## SHORT EXERCISE
Take the lines from the top down to and including the one with "k in at)e.setAttribute(k,at[k]);" and repeat them exactly. Omit images.

___ DATA

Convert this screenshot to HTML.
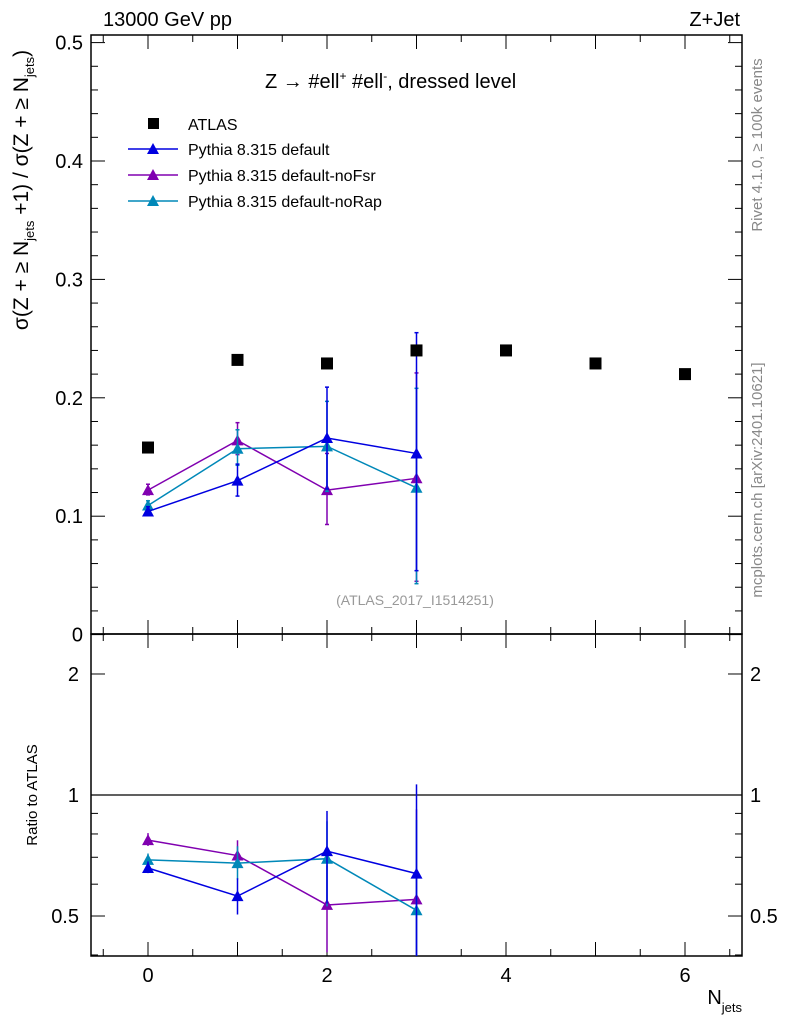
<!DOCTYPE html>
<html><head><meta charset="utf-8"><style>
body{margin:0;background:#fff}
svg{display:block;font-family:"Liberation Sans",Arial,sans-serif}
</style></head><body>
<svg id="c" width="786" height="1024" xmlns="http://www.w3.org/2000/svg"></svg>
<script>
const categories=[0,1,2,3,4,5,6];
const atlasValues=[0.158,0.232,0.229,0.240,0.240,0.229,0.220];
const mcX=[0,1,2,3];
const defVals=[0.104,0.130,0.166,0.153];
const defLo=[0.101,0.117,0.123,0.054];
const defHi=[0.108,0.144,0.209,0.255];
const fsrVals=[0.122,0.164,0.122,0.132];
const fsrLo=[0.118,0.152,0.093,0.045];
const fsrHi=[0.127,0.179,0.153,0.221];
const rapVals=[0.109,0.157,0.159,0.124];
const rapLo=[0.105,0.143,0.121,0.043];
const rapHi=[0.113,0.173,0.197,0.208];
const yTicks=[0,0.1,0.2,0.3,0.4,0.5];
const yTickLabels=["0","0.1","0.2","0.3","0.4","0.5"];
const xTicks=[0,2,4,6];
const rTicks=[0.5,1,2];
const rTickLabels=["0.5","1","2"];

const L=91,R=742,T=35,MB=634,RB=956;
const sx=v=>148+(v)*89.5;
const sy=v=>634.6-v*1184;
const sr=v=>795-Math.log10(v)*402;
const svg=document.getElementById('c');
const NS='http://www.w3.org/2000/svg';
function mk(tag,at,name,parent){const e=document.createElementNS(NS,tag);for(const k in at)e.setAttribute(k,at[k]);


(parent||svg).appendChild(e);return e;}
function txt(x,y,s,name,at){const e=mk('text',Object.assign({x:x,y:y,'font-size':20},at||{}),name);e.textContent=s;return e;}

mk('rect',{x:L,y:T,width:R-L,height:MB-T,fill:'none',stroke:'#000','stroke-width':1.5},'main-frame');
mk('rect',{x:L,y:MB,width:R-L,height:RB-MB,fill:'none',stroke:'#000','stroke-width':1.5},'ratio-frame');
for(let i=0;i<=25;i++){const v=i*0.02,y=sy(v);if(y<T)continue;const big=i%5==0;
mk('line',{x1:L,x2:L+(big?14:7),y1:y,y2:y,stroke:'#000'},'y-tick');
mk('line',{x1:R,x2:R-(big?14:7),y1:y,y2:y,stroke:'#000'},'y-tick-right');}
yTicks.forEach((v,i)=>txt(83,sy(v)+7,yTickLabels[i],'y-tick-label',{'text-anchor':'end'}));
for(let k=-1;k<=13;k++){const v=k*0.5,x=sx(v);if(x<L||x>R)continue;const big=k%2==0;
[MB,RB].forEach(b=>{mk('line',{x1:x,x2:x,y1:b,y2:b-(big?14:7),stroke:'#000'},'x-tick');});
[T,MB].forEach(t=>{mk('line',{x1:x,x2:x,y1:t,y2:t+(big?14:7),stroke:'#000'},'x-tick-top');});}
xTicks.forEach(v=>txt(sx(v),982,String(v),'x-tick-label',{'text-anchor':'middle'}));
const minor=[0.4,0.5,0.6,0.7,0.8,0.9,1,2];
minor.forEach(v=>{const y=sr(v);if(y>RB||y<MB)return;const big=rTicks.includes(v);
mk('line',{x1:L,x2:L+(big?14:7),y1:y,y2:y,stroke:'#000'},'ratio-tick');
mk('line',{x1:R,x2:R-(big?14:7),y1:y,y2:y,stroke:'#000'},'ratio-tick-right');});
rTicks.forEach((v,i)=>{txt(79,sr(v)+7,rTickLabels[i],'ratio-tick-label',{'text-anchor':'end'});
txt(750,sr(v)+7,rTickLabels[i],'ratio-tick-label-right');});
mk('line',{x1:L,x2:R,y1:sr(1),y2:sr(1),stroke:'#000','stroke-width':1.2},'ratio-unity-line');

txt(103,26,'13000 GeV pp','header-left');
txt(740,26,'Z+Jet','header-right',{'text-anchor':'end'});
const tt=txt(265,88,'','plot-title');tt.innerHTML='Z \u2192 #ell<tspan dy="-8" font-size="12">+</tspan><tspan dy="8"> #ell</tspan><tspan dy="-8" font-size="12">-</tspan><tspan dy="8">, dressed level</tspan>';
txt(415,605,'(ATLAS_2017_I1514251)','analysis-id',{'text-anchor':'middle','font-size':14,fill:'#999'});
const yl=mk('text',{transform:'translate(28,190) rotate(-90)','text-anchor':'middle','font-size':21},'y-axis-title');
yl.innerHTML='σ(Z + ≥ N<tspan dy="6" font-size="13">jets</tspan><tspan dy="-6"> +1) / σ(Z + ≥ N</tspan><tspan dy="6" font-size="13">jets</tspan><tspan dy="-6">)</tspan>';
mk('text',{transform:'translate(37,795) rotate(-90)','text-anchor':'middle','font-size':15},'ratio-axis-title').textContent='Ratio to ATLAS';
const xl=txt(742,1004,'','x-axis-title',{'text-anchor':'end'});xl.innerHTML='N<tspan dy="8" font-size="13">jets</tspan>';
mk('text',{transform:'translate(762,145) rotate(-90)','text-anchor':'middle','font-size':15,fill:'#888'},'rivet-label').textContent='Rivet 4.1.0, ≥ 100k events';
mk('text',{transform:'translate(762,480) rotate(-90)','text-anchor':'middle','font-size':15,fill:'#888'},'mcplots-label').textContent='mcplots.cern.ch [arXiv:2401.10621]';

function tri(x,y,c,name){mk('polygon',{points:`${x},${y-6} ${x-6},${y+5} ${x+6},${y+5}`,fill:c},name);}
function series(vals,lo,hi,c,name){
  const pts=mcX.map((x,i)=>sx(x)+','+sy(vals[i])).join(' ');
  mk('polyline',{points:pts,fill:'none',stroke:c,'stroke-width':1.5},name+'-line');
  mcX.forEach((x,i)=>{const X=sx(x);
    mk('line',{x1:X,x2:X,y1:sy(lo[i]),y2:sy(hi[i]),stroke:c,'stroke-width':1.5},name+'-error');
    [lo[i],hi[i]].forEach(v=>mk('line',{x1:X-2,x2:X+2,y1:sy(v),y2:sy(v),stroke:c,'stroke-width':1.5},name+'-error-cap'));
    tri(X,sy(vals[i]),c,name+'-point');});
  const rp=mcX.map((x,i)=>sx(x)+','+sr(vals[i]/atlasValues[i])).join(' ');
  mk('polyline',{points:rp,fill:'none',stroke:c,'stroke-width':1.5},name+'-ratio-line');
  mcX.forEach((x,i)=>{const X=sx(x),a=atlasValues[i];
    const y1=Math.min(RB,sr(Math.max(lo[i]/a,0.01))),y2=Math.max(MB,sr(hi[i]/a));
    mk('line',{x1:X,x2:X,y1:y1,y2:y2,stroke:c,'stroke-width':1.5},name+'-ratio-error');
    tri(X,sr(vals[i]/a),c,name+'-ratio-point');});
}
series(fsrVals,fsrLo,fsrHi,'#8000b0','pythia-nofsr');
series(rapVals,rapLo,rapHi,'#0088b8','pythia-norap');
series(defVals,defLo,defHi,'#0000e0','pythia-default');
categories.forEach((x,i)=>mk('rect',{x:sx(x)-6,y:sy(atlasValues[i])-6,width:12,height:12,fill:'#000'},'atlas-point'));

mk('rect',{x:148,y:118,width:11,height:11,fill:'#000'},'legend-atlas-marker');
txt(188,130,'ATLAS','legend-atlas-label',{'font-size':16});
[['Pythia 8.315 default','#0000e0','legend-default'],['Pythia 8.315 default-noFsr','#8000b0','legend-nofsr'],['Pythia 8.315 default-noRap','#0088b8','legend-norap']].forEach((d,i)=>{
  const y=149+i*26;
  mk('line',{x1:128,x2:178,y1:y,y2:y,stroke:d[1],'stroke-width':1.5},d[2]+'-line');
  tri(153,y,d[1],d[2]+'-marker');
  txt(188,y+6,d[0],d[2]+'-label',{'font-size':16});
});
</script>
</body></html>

______

## EXPECTED ANSWER
Convert this screenshot to HTML.
<!DOCTYPE html>
<html><head><meta charset="utf-8"><style>
body{margin:0;background:#fff}
svg{display:block;font-family:"Liberation Sans",Arial,sans-serif}
</style></head><body>
<svg id="c" width="786" height="1024" xmlns="http://www.w3.org/2000/svg"></svg>
<script>
const categories=[0,1,2,3,4,5,6];
const atlasValues=[0.158,0.232,0.229,0.240,0.240,0.229,0.220];
const mcX=[0,1,2,3];
const defVals=[0.104,0.130,0.166,0.153];
const defLo=[0.101,0.117,0.123,0.054];
const defHi=[0.108,0.144,0.209,0.255];
const fsrVals=[0.122,0.164,0.122,0.132];
const fsrLo=[0.118,0.152,0.093,0.045];
const fsrHi=[0.127,0.179,0.153,0.221];
const rapVals=[0.109,0.157,0.159,0.124];
const rapLo=[0.105,0.143,0.121,0.043];
const rapHi=[0.113,0.173,0.197,0.208];
const yTicks=[0,0.1,0.2,0.3,0.4,0.5];
const yTickLabels=["0","0.1","0.2","0.3","0.4","0.5"];
const xTicks=[0,2,4,6];
const rTicks=[0.5,1,2];
const rTickLabels=["0.5","1","2"];

const L=91,R=742,T=35,MB=634,RB=956;
const sx=v=>148+(v)*89.5;
const sy=v=>634.6-v*1184;
const sr=v=>795-Math.log10(v)*402;
const svg=document.getElementById('c');
const NS='http://www.w3.org/2000/svg';
function mk(tag,at,name,parent){const e=document.createElementNS(NS,tag);for(const k in at)e.setAttribute(k,at[k]);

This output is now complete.